/---

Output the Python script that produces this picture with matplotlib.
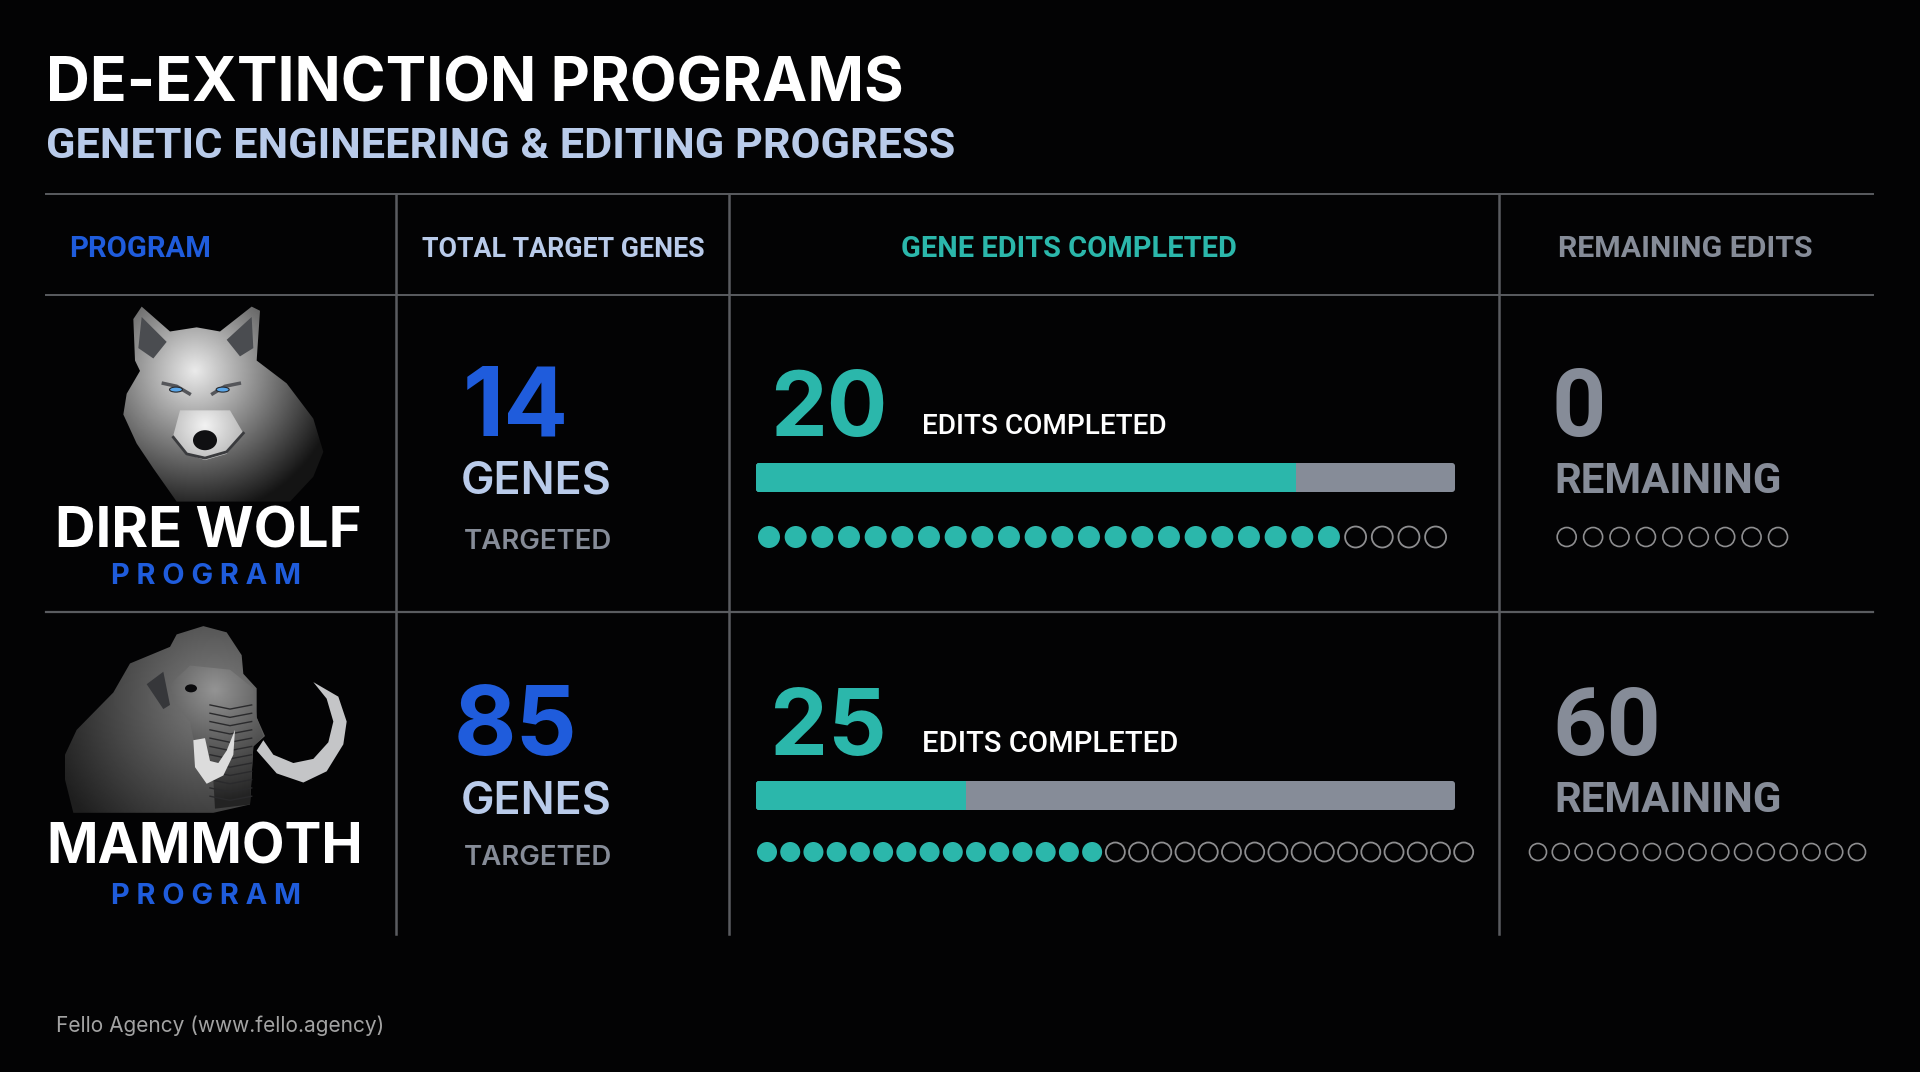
import numpy as np
from matplotlib import pyplot as plt
from matplotlib.patches import Circle, FancyBboxPatch, Polygon, Ellipse, Rectangle

# values
programs = ['DIRE WOLF', 'MAMMOTH']
target_genes = ['14', '85']
edits_done = ['20', '25']
remaining = ['0', '60']
bar_share = [0.773, 0.301]
dots_filled = [22, 15]
dots_empty = [4, 16]
dots_remaining = [9, 15]

headers = ['PROGRAM', 'TOTAL TARGET GENES', 'GENE EDITS COMPLETED', 'REMAINING EDITS']

BG = '#030304'
BLUE = '#1f5cdc'
TEAL = '#2bb7ab'
GREY = '#868c98'
PALE = '#b9cbea'
LINE = '#5a5c60'
HAIR = '\u200a'


def spaced(s, n=1):
    # no letter spacing in matplotlib, hair spaces get close
    return (HAIR * n).join(s)


fig = plt.figure(figsize=(19.2, 10.72), dpi=100, facecolor=BG)
ax = fig.add_axes([0, 0, 1, 1])
ax.set_facecolor(BG)
ax.axis('off')


def label(x, y, s, px, color, weight='bold', ha='left', family='Inter'):
    # y is the baseline, px the font size in pixels
    ax.text(x, y, s, fontsize=px * 0.72, color=color, fontweight=weight, ha=ha,
            va='baseline', family=[family, 'DejaVu Sans'], zorder=6)


def shaded(poly, cx, cy, radius, hi, lo, z=2):
    # polygon filled with a radial grey fade
    yy, xx = np.mgrid[280:960:340j, 40:380:170j]
    d = np.clip(np.hypot(xx - cx, yy - cy) / radius, 0, 1)
    im = ax.imshow(hi + (lo - hi) * d, extent=(40, 380, 960, 280), cmap='gray', vmin=0, vmax=1,
                   zorder=z, interpolation='bilinear', aspect='auto')
    patch = Polygon(poly, closed=True, transform=ax.transData, fc='none', ec='none')
    ax.add_patch(patch)
    im.set_clip_path(patch)


def crop(pts):
    # outlines were traced on a zoomed crop of the left column
    p = np.array(pts, dtype=float)
    return np.c_[30 + p[:, 0] / 3, 290 + p[:, 1] / 2.41]


# title block
label(46, 102, 'DE-EXTINCTION PROGRAMS', 60.7, '#ffffff')
label(46, 158, 'GENETIC ENGINEERING & EDITING PROGRESS', 43.3, PALE, family='Roboto')

# grid
ax.plot([46, 1873], [194, 194], color=LINE, lw=1.4)
ax.plot([46, 1873], [295, 295], color=LINE, lw=1.4)
ax.plot([46, 1873], [612, 612], color=LINE, lw=1.6)
for vx in [396, 729, 1499]:
    ax.plot([vx, vx], [195, 934], color=LINE, lw=1.8)

# header row
header_x = [69, 422, 901, 1558]
header_c = [BLUE, PALE, TEAL, GREY]
header_px = [29.3, 26.7, 29, 30.3]
for hx, h, c, px in zip(header_x, headers, header_c, header_px):
    label(hx, 257, h, px, c, family='Roboto')

# animals, wolf first
wolf = crop([(335, 40), (310, 70), (315, 170), (330, 195), (290, 250), (280, 300), (320, 370), (370, 430),
             (440, 510), (780, 510), (850, 450), (880, 390), (850, 310), (770, 225), (680, 170), (690, 50),
             (665, 40), (570, 100), (500, 90), (420, 100)])
shaded(wolf, 195, 370, 145, 0.92, 0.08)
for ear in [[(335, 65), (325, 140), (370, 165), (410, 125)], [(665, 65), (590, 120), (630, 160), (670, 140)]]:
    ax.add_patch(Polygon(crop(ear), fc='#4a4c50', ec='none', zorder=3))
shaded(crop([(450, 290), (600, 290), (640, 345), (590, 395), (525, 410), (470, 395), (430, 350)]), 205, 425, 40, 0.95, 0.72, z=3)
for brow in [[(400, 225), (440, 232), (478, 250)], [(628, 225), (585, 232), (548, 250)]]:
    ax.plot(*crop(brow).T, color='#55565a', lw=2.5, zorder=4)
for ex in [438, 578]:
    c = crop([(ex, 240)])[0]
    ax.add_patch(Ellipse(c, 13, 5, fc='#5aa6e8', ec='#26282c', lw=0.8, zorder=5))
ax.add_patch(Ellipse(crop([(525, 362)])[0], 24, 20, fc='#101012', ec='none', zorder=5))
ax.plot(*crop([(430, 355), (470, 395), (525, 405), (590, 390), (640, 345)]).T, color='#3a3b3e', lw=2, zorder=4)

# mammoth
body = crop([(105, 1120), (140, 1060), (250, 970), (300, 900), (420, 860), (440, 830), (520, 810), (590, 825),
             (635, 880), (640, 925), (680, 960), (680, 1030), (705, 1075), (670, 1100), (660, 1240), (550, 1260),
             (130, 1260), (105, 1180)])
shaded(body, 215, 700, 175, 0.5, 0.12)
head = crop([(420, 950), (480, 905), (600, 915), (670, 960), (680, 1030), (700, 1075), (670, 1100), (660, 1240),
             (555, 1250), (550, 1180), (490, 1080), (480, 1040), (430, 990)])
shaded(head, 215, 690, 110, 0.58, 0.14, z=3)
ax.add_patch(Polygon(crop([(350, 950), (400, 920), (420, 1000), (400, 1010)]), fc='#36373a', ec='none', zorder=3))
ax.add_patch(Ellipse(crop([(483, 960)])[0], 12, 8, fc='#0a0a0c', ec='none', zorder=4))
for wy in range(1000, 1240, 20):
    ax.plot(*crop([(540, wy), (600, wy + 10), (665, wy)]).T, color='#2a2a2c', lw=1, zorder=4)
tusk_l = crop([(490, 1085), (495, 1150), (530, 1190), (580, 1170), (610, 1120), (615, 1060), (590, 1110),
               (565, 1140), (540, 1135), (525, 1080)])
tusk_r = crop([(680, 1110), (740, 1165), (820, 1187), (890, 1160), (940, 1095), (950, 1040), (925, 980), (850, 945),
               (890, 985), (910, 1040), (895, 1090), (850, 1130), (790, 1140), (730, 1120), (700, 1085)])
ax.add_patch(Polygon(tusk_l, fc='#dcdcdc', ec='none', zorder=5))
ax.add_patch(Polygon(tusk_r, fc='#c4c5c7', ec='none', zorder=5))

# one row per program
name_base = [548, 863]
name_px = [56, 55.4]
name_cx = [208, 204.5]
prog_base = [584, 904]
num_base = [436, 755]
genes_base = [493, 813]
targ_base = [549, 865]
edits_base = [434, 752]
edits_px = [28, 29.2]
done_px = [90, 92]
bar_top = [463, 781]
dot_y = [537, 852]
dot_r = [10.5, 9.5]
dot_x = [(769, 1435.6), (767, 1463.7)]
rem_x = [(1566.7, 1778), (1538, 1857)]
rem_r = [9.5, 8.5]
rem_base = [493, 812]
gene_x = [463, 454]

for i in range(2):
    label(name_cx[i], name_base[i], programs[i], name_px[i], '#ffffff', ha='center')
    label(206, prog_base[i], spaced('PROGRAM', 3), 29, BLUE, ha='center')

    label(gene_x[i], num_base[i], target_genes[i], 96, BLUE)
    label(461, genes_base[i], 'GENES', 44.8, PALE, weight='semibold')
    label(464, targ_base[i], 'TARGETED', 27.6, GREY, weight='semibold')

    label(770, num_base[i], edits_done[i], done_px[i], TEAL)
    label(922, edits_base[i], 'EDITS COMPLETED', edits_px[i], '#ffffff', family='Roboto', weight='medium')

    # progress bar, grey track with the teal share on top
    x0, x1 = 756, 1455
    ax.add_patch(FancyBboxPatch((x0 + 3, bar_top[i] + 3), x1 - x0 - 6, 23, boxstyle='round,pad=3',
                                fc=GREY, ec='none', zorder=3))
    split = x0 + (x1 - x0) * bar_share[i]
    ax.add_patch(FancyBboxPatch((x0 + 3, bar_top[i] + 3), 6, 23, boxstyle='round,pad=3', fc=TEAL, ec='none', zorder=4))
    ax.add_patch(Rectangle((x0 + 6, bar_top[i]), split - x0 - 6, 29, fc=TEAL, ec='none', zorder=4))

    n = dots_filled[i] + dots_empty[i]
    for k, cx in enumerate(np.linspace(dot_x[i][0], dot_x[i][1], n)):
        if k < dots_filled[i]:
            ax.add_patch(Circle((cx, dot_y[i]), dot_r[i] + 0.5, fc=TEAL, ec='none', zorder=4))
        else:
            ax.add_patch(Circle((cx, dot_y[i]), dot_r[i], fc='none', ec='#8e8e90', lw=1.3, zorder=4))

    label(1552, num_base[i], remaining[i], 95, GREY, family='Roboto')
    label(1554, rem_base[i], 'REMAINING', 42, GREY, family='Roboto')
    for cx in np.linspace(rem_x[i][0], rem_x[i][1], dots_remaining[i]):
        ax.add_patch(Circle((cx, dot_y[i]), rem_r[i], fc='none', ec='#8e8e90', lw=1.2, zorder=4))

label(56, 1032, 'Fello Agency (www.fello.agency)', 20.9, '#a3a3a3', weight='normal')

ax.set_xlim(0, 1920)
ax.set_ylim(1072, 0)
fig.savefig('out.png', dpi=100, facecolor=BG)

\---

**Task directions:**
Each line from the top of the material through the line containing "from matplotlib.patches import" should be reproduced exactly; please drop any images.

**Solution to this task:**
Output the Python script that produces this picture with matplotlib.
import numpy as np
from matplotlib import pyplot as plt
from matplotlib.patches import Circle, FancyBboxPatch, Polygon, Ellipse, Rectangle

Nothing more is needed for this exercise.